• _Source code of charts_:
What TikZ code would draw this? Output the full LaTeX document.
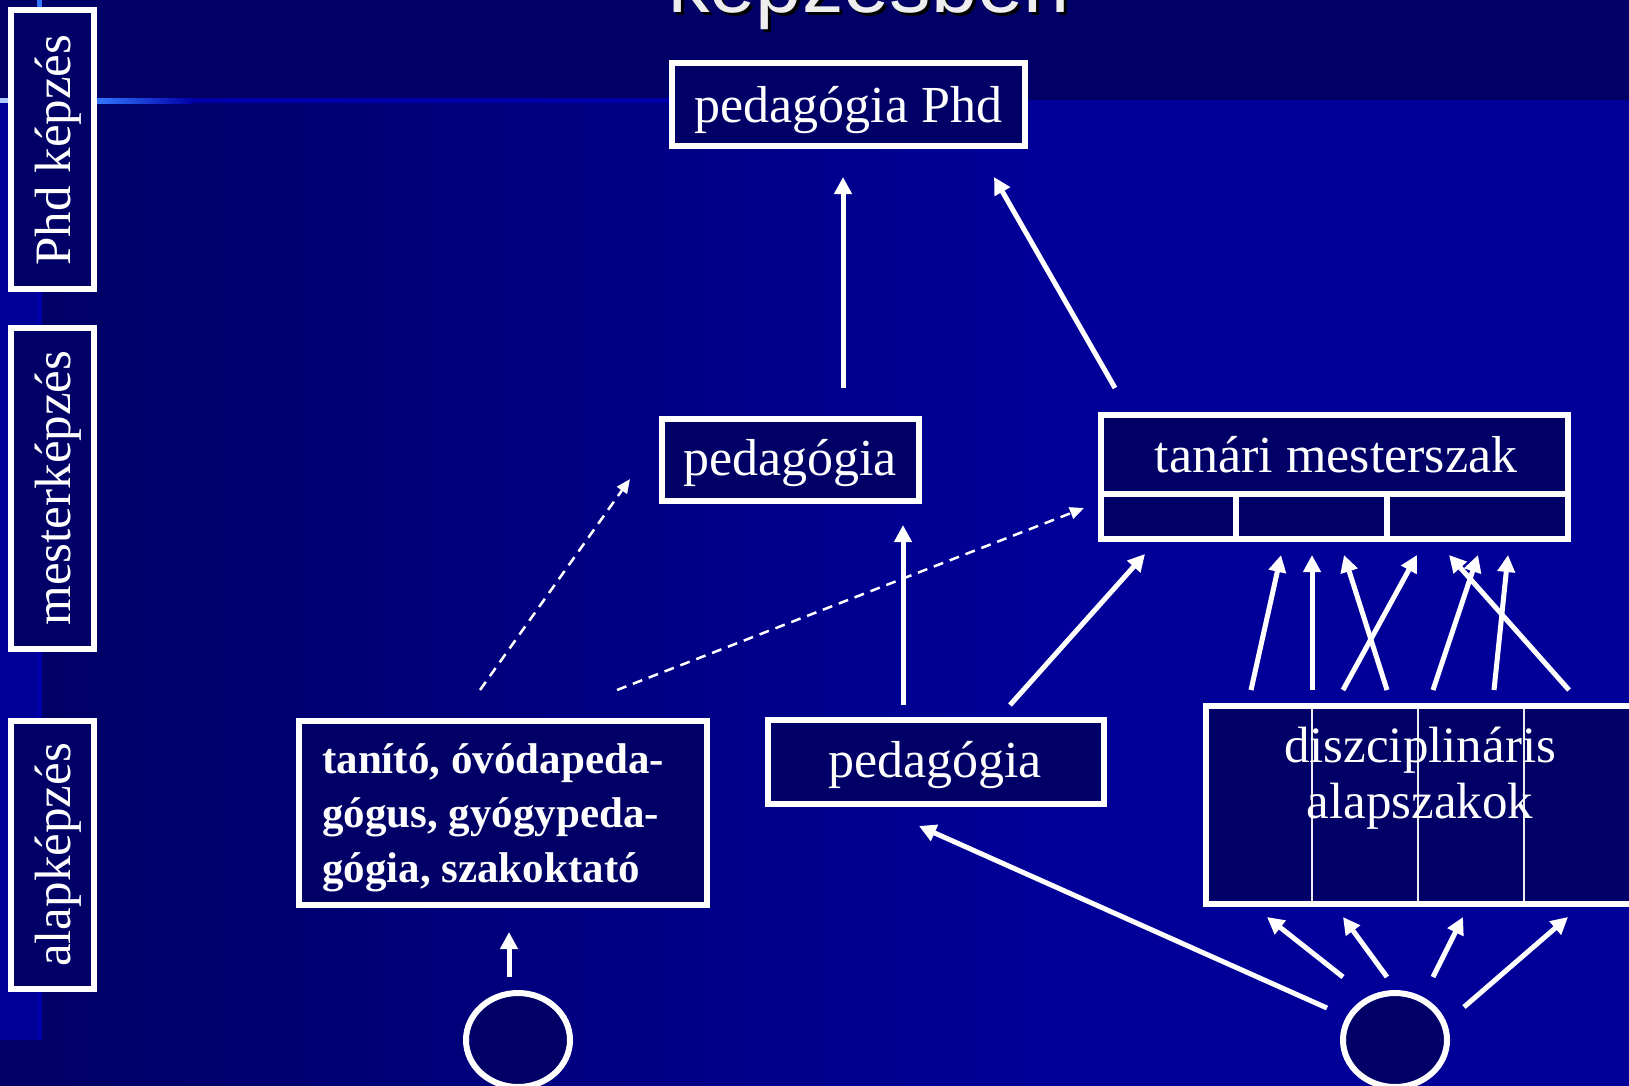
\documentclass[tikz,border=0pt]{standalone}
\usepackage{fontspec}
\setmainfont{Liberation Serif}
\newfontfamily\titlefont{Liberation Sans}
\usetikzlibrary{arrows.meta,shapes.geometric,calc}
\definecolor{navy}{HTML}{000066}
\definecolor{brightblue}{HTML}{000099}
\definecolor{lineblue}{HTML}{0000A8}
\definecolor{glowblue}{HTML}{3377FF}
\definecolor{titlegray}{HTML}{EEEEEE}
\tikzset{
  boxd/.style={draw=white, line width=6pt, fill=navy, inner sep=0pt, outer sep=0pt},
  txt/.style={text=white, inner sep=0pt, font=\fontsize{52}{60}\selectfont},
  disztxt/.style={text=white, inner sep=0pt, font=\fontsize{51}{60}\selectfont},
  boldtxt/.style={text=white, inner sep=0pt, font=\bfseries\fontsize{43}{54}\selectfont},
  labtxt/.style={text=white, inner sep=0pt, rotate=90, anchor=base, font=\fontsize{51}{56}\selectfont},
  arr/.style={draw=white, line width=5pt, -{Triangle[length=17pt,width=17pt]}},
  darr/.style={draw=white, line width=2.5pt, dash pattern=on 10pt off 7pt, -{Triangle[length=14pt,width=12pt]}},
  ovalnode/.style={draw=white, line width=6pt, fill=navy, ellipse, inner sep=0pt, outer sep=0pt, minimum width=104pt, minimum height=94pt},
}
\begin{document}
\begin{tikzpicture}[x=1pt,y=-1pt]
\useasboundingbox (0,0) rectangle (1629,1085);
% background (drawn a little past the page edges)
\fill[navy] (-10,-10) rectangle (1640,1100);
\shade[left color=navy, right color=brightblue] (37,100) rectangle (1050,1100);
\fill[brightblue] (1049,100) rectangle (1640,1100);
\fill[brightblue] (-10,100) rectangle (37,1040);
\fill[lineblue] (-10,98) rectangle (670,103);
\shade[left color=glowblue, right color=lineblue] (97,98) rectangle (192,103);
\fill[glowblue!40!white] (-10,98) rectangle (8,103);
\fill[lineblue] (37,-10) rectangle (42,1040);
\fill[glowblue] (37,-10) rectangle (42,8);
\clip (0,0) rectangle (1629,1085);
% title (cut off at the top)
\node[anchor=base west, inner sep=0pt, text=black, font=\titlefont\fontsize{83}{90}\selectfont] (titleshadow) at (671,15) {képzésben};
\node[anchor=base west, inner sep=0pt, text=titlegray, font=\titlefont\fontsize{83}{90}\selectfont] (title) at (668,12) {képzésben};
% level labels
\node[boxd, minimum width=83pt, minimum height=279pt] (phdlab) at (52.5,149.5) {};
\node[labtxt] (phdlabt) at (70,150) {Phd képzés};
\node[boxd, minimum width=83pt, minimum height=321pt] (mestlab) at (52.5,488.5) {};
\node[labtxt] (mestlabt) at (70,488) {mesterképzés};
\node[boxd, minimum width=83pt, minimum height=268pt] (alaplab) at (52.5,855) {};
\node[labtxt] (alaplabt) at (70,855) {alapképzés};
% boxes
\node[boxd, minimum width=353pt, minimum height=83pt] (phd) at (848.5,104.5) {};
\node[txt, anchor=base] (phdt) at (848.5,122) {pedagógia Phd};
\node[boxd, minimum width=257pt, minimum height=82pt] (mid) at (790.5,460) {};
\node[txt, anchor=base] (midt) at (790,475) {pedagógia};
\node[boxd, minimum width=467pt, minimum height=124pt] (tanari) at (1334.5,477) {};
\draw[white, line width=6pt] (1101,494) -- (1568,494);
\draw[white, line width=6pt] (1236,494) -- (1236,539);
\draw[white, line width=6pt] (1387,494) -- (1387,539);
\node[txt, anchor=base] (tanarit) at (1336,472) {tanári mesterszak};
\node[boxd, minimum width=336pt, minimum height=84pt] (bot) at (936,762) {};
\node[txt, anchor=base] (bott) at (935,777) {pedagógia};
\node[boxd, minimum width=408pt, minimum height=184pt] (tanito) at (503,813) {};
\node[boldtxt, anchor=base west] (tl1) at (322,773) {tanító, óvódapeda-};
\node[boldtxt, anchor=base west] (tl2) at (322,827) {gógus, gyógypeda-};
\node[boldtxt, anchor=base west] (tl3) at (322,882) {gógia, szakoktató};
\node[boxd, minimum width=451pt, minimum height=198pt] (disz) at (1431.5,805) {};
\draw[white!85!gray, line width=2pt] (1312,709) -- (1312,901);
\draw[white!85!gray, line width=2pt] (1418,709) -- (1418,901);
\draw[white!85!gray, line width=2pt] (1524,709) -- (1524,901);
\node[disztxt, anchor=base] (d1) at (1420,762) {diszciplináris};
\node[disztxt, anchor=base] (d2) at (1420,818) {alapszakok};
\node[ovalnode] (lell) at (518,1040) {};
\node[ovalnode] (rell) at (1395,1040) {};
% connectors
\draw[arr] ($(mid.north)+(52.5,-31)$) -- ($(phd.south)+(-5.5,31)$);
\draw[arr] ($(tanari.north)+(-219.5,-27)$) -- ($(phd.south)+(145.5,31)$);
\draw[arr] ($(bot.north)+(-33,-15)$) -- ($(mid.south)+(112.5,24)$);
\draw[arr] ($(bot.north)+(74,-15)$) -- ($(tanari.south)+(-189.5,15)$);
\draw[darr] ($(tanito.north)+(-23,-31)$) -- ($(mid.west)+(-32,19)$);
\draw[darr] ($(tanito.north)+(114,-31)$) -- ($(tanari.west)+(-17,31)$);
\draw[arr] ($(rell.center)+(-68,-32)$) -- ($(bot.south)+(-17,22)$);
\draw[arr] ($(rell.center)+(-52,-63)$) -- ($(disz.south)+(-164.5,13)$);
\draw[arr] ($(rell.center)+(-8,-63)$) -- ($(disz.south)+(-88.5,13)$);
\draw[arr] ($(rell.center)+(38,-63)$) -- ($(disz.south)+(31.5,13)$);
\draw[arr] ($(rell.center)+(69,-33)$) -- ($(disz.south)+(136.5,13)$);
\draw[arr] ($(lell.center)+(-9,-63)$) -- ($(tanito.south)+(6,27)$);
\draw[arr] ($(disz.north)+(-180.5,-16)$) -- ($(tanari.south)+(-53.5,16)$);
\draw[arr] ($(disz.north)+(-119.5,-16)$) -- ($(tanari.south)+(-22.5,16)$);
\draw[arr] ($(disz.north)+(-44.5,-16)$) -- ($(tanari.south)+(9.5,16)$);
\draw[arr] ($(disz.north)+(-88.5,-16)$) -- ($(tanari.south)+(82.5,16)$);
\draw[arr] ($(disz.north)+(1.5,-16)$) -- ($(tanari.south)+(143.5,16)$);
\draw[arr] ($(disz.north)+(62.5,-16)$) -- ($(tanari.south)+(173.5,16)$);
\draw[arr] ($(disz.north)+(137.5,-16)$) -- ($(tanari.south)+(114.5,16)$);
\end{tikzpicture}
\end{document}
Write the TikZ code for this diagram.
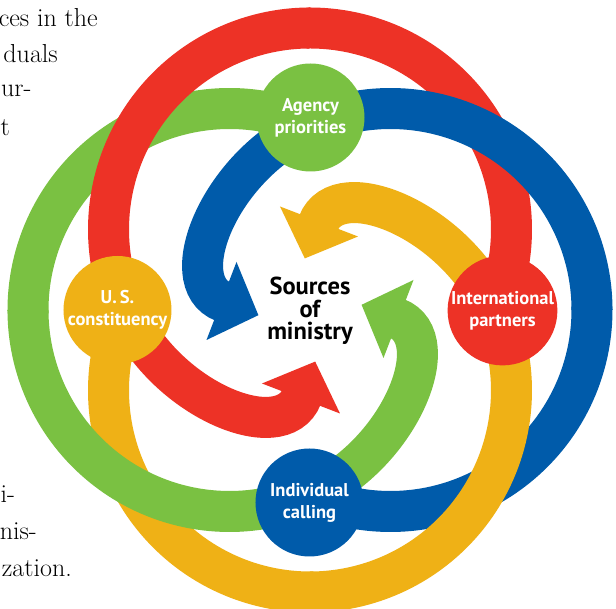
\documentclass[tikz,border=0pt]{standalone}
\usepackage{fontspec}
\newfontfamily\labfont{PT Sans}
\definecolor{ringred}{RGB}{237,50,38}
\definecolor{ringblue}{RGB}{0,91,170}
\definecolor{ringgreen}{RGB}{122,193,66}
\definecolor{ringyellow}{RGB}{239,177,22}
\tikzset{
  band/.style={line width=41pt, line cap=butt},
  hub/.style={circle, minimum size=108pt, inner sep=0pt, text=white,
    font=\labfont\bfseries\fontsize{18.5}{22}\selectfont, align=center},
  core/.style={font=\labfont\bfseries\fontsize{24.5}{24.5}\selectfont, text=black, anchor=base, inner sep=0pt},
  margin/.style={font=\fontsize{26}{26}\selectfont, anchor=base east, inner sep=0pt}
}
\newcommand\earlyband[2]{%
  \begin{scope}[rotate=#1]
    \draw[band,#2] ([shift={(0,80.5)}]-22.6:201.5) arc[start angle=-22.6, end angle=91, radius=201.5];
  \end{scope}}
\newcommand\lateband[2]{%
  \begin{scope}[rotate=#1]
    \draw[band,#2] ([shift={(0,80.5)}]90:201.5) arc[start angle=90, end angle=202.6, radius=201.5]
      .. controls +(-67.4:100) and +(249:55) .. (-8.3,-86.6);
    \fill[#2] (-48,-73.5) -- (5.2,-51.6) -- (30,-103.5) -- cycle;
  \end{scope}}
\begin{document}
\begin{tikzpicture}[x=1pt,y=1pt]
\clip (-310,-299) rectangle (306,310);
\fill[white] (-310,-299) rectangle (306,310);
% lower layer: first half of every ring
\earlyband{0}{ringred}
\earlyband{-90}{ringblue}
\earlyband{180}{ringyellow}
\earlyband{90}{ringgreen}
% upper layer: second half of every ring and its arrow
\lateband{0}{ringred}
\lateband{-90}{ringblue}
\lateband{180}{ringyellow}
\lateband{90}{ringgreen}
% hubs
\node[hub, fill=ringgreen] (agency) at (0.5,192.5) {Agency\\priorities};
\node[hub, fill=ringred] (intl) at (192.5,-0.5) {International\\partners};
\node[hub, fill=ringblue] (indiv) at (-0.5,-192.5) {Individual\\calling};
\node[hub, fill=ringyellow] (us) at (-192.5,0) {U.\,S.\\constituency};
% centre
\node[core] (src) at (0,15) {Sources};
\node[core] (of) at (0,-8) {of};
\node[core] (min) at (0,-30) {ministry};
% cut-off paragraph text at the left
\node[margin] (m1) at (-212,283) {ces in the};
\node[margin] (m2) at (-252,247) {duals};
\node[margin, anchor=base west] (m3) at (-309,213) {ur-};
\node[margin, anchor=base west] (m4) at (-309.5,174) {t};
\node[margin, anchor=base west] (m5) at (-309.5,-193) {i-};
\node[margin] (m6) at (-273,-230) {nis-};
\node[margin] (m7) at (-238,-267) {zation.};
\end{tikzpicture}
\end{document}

• _TASK STATEMENT_: Show every line above in which the word "this" occurs.

• _RESULT OF THE TASK_:
What TikZ code would draw this? Output the full LaTeX document.
Write the TikZ code for this diagram.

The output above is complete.